--- Start ---

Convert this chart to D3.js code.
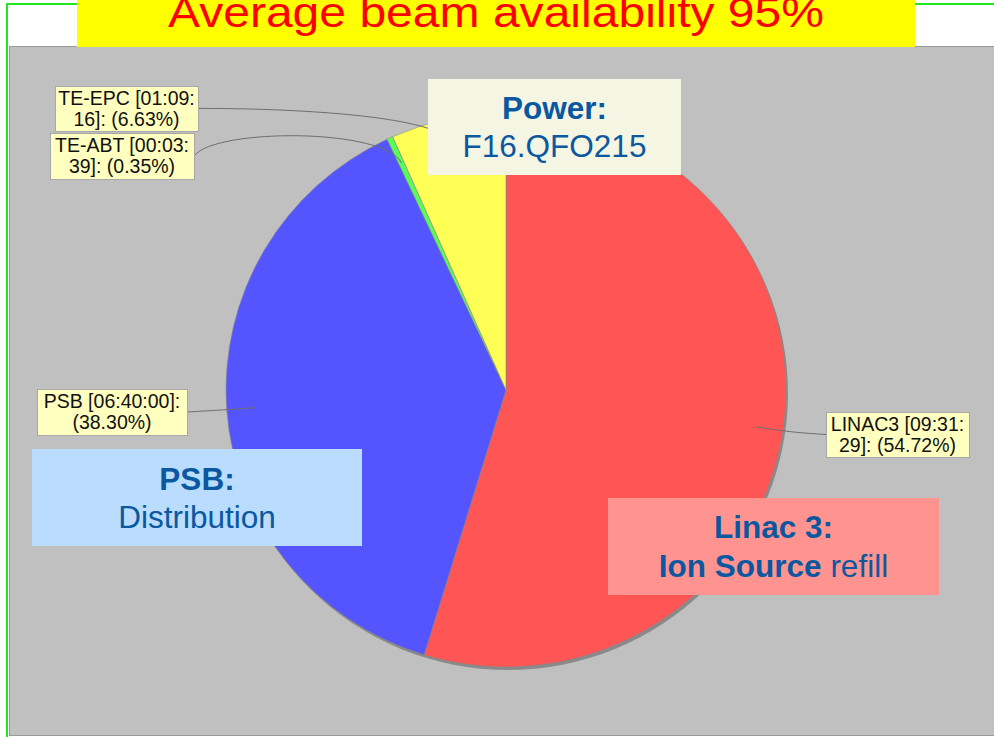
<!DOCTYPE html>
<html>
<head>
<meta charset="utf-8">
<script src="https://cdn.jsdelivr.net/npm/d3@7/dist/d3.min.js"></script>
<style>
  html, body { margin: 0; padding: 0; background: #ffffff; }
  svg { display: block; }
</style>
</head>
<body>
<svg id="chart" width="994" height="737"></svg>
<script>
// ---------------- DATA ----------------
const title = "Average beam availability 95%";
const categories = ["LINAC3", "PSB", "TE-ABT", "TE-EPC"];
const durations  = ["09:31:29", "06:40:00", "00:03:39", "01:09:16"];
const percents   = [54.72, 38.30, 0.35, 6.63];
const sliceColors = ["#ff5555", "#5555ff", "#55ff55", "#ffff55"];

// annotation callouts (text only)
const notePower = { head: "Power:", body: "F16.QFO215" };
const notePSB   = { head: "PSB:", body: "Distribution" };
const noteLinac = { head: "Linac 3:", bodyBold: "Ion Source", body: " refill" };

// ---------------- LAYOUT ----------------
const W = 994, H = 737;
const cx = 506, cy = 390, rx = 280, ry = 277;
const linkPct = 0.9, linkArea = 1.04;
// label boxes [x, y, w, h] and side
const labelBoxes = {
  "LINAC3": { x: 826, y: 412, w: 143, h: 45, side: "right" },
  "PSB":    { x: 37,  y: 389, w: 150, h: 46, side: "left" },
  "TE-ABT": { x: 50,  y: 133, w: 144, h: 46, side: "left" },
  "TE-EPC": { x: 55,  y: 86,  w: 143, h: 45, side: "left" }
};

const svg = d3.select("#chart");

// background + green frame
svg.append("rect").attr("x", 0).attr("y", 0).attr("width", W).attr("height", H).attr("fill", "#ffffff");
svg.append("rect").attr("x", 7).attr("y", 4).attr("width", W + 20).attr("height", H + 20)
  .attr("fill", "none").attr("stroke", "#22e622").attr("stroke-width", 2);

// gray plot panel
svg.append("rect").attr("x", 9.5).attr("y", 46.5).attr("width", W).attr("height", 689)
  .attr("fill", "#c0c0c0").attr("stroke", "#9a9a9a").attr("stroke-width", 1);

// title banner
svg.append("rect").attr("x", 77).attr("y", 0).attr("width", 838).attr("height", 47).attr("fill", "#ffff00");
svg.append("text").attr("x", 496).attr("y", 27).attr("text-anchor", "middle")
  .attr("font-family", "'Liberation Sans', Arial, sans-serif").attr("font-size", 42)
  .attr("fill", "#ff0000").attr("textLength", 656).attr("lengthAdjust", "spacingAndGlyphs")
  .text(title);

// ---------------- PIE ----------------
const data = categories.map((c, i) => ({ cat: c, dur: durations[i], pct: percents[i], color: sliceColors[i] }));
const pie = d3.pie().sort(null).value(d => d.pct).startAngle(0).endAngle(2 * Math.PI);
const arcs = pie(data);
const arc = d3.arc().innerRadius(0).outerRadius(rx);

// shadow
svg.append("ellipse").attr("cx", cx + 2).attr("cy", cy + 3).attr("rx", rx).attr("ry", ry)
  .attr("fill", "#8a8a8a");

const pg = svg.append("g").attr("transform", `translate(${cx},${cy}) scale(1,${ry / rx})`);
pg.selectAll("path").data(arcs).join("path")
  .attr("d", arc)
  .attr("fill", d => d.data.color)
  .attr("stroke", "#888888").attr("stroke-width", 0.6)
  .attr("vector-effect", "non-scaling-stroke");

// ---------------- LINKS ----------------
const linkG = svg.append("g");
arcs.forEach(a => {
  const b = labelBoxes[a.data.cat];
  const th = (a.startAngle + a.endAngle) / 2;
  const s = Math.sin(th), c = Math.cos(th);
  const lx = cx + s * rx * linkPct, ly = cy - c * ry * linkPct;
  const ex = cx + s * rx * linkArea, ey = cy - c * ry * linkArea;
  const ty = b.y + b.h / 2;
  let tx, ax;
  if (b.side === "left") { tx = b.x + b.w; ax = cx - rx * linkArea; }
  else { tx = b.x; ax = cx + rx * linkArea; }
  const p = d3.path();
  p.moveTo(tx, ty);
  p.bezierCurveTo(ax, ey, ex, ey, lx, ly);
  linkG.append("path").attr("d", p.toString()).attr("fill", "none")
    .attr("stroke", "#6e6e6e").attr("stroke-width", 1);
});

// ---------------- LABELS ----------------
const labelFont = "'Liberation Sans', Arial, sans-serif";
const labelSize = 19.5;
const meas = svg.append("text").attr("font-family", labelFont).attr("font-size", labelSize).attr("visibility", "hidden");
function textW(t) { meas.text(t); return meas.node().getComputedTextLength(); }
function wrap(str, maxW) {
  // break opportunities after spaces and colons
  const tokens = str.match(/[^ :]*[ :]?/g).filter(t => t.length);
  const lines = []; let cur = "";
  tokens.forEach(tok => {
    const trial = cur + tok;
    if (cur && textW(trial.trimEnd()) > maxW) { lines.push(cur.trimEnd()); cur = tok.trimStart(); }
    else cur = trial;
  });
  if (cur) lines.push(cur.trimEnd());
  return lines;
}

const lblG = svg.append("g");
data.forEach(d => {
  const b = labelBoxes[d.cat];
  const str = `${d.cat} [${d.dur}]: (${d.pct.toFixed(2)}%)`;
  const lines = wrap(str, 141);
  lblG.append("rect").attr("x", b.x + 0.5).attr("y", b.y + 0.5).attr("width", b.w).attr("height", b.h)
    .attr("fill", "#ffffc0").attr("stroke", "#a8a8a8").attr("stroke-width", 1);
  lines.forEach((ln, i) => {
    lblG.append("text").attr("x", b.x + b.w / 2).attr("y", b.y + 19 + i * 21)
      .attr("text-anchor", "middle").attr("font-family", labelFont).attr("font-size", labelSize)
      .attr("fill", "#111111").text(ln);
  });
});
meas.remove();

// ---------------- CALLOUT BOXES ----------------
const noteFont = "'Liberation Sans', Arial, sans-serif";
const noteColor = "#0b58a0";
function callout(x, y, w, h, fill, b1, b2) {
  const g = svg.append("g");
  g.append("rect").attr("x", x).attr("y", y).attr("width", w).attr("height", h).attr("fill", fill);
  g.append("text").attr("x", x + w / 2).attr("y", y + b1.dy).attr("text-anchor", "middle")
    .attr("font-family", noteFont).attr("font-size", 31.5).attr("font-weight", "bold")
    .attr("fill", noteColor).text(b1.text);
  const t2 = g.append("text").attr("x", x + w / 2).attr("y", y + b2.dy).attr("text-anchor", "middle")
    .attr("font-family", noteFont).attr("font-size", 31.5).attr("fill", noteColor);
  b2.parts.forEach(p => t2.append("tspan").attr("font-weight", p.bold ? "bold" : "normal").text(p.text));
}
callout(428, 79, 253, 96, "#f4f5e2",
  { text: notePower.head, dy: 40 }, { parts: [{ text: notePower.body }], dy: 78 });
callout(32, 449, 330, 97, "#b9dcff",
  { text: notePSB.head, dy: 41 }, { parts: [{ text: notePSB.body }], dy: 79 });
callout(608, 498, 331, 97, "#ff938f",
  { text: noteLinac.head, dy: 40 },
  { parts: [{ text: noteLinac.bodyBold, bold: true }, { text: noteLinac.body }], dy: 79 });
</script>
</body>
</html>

--- End ---

### GIVEN EXERCISE
Leave out the pictures and print every line of the data exactly.

### ANSWER FOR THE TASK
Convert this chart to D3.js code.
<!DOCTYPE html>
<html>
<head>
<meta charset="utf-8">
<script src="https://cdn.jsdelivr.net/npm/d3@7/dist/d3.min.js"></script>
<style>
  html, body { margin: 0; padding: 0; background: #ffffff; }
  svg { display: block; }
</style>
</head>
<body>
<svg id="chart" width="994" height="737"></svg>
<script>
// ---------------- DATA ----------------
const title = "Average beam availability 95%";
const categories = ["LINAC3", "PSB", "TE-ABT", "TE-EPC"];
const durations  = ["09:31:29", "06:40:00", "00:03:39", "01:09:16"];
const percents   = [54.72, 38.30, 0.35, 6.63];
const sliceColors = ["#ff5555", "#5555ff", "#55ff55", "#ffff55"];

// annotation callouts (text only)
const notePower = { head: "Power:", body: "F16.QFO215" };
const notePSB   = { head: "PSB:", body: "Distribution" };
const noteLinac = { head: "Linac 3:", bodyBold: "Ion Source", body: " refill" };

// ---------------- LAYOUT ----------------
const W = 994, H = 737;
const cx = 506, cy = 390, rx = 280, ry = 277;
const linkPct = 0.9, linkArea = 1.04;
// label boxes [x, y, w, h] and side
const labelBoxes = {
  "LINAC3": { x: 826, y: 412, w: 143, h: 45, side: "right" },
  "PSB":    { x: 37,  y: 389, w: 150, h: 46, side: "left" },
  "TE-ABT": { x: 50,  y: 133, w: 144, h: 46, side: "left" },
  "TE-EPC": { x: 55,  y: 86,  w: 143, h: 45, side: "left" }
};

const svg = d3.select("#chart");

// background + green frame
svg.append("rect").attr("x", 0).attr("y", 0).attr("width", W).attr("height", H).attr("fill", "#ffffff");
svg.append("rect").attr("x", 7).attr("y", 4).attr("width", W + 20).attr("height", H + 20)
  .attr("fill", "none").attr("stroke", "#22e622").attr("stroke-width", 2);

// gray plot panel
svg.append("rect").attr("x", 9.5).attr("y", 46.5).attr("width", W).attr("height", 689)
  .attr("fill", "#c0c0c0").attr("stroke", "#9a9a9a").attr("stroke-width", 1);

// title banner
svg.append("rect").attr("x", 77).attr("y", 0).attr("width", 838).attr("height", 47).attr("fill", "#ffff00");
svg.append("text").attr("x", 496).attr("y", 27).attr("text-anchor", "middle")
  .attr("font-family", "'Liberation Sans', Arial, sans-serif").attr("font-size", 42)
  .attr("fill", "#ff0000").attr("textLength", 656).attr("lengthAdjust", "spacingAndGlyphs")
  .text(title);

// ---------------- PIE ----------------
const data = categories.map((c, i) => ({ cat: c, dur: durations[i], pct: percents[i], color: sliceColors[i] }));
const pie = d3.pie().sort(null).value(d => d.pct).startAngle(0).endAngle(2 * Math.PI);
const arcs = pie(data);
const arc = d3.arc().innerRadius(0).outerRadius(rx);

// shadow
svg.append("ellipse").attr("cx", cx + 2).attr("cy", cy + 3).attr("rx", rx).attr("ry", ry)
  .attr("fill", "#8a8a8a");

const pg = svg.append("g").attr("transform", `translate(${cx},${cy}) scale(1,${ry / rx})`);
pg.selectAll("path").data(arcs).join("path")
  .attr("d", arc)
  .attr("fill", d => d.data.color)
  .attr("stroke", "#888888").attr("stroke-width", 0.6)
  .attr("vector-effect", "non-scaling-stroke");

// ---------------- LINKS ----------------
const linkG = svg.append("g");
arcs.forEach(a => {
  const b = labelBoxes[a.data.cat];
  const th = (a.startAngle + a.endAngle) / 2;
  const s = Math.sin(th), c = Math.cos(th);
  const lx = cx + s * rx * linkPct, ly = cy - c * ry * linkPct;
  const ex = cx + s * rx * linkArea, ey = cy - c * ry * linkArea;
  const ty = b.y + b.h / 2;
  let tx, ax;
  if (b.side === "left") { tx = b.x + b.w; ax = cx - rx * linkArea; }
  else { tx = b.x; ax = cx + rx * linkArea; }
  const p = d3.path();
  p.moveTo(tx, ty);
  p.bezierCurveTo(ax, ey, ex, ey, lx, ly);
  linkG.append("path").attr("d", p.toString()).attr("fill", "none")
    .attr("stroke", "#6e6e6e").attr("stroke-width", 1);
});

// ---------------- LABELS ----------------
const labelFont = "'Liberation Sans', Arial, sans-serif";
const labelSize = 19.5;
const meas = svg.append("text").attr("font-family", labelFont).attr("font-size", labelSize).attr("visibility", "hidden");
function textW(t) { meas.text(t); return meas.node().getComputedTextLength(); }
function wrap(str, maxW) {
  // break opportunities after spaces and colons
  const tokens = str.match(/[^ :]*[ :]?/g).filter(t => t.length);
  const lines = []; let cur = "";
  tokens.forEach(tok => {
    const trial = cur + tok;
    if (cur && textW(trial.trimEnd()) > maxW) { lines.push(cur.trimEnd()); cur = tok.trimStart(); }
    else cur = trial;
  });
  if (cur) lines.push(cur.trimEnd());
  return lines;
}

const lblG = svg.append("g");
data.forEach(d => {
  const b = labelBoxes[d.cat];
  const str = `${d.cat} [${d.dur}]: (${d.pct.toFixed(2)}%)`;
  const lines = wrap(str, 141);
  lblG.append("rect").attr("x", b.x + 0.5).attr("y", b.y + 0.5).attr("width", b.w).attr("height", b.h)
    .attr("fill", "#ffffc0").attr("stroke", "#a8a8a8").attr("stroke-width", 1);
  lines.forEach((ln, i) => {
    lblG.append("text").attr("x", b.x + b.w / 2).attr("y", b.y + 19 + i * 21)
      .attr("text-anchor", "middle").attr("font-family", labelFont).attr("font-size", labelSize)
      .attr("fill", "#111111").text(ln);
  });
});
meas.remove();

// ---------------- CALLOUT BOXES ----------------
const noteFont = "'Liberation Sans', Arial, sans-serif";
const noteColor = "#0b58a0";
function callout(x, y, w, h, fill, b1, b2) {
  const g = svg.append("g");
  g.append("rect").attr("x", x).attr("y", y).attr("width", w).attr("height", h).attr("fill", fill);
  g.append("text").attr("x", x + w / 2).attr("y", y + b1.dy).attr("text-anchor", "middle")
    .attr("font-family", noteFont).attr("font-size", 31.5).attr("font-weight", "bold")
    .attr("fill", noteColor).text(b1.text);
  const t2 = g.append("text").attr("x", x + w / 2).attr("y", y + b2.dy).attr("text-anchor", "middle")
    .attr("font-family", noteFont).attr("font-size", 31.5).attr("fill", noteColor);
  b2.parts.forEach(p => t2.append("tspan").attr("font-weight", p.bold ? "bold" : "normal").text(p.text));
}
callout(428, 79, 253, 96, "#f4f5e2",
  { text: notePower.head, dy: 40 }, { parts: [{ text: notePower.body }], dy: 78 });
callout(32, 449, 330, 97, "#b9dcff",
  { text: notePSB.head, dy: 41 }, { parts: [{ text: notePSB.body }], dy: 79 });
callout(608, 498, 331, 97, "#ff938f",
  { text: noteLinac.head, dy: 40 },
  { parts: [{ text: noteLinac.bodyBold, bold: true }, { text: noteLinac.body }], dy: 79 });
</script>
</body>
</html>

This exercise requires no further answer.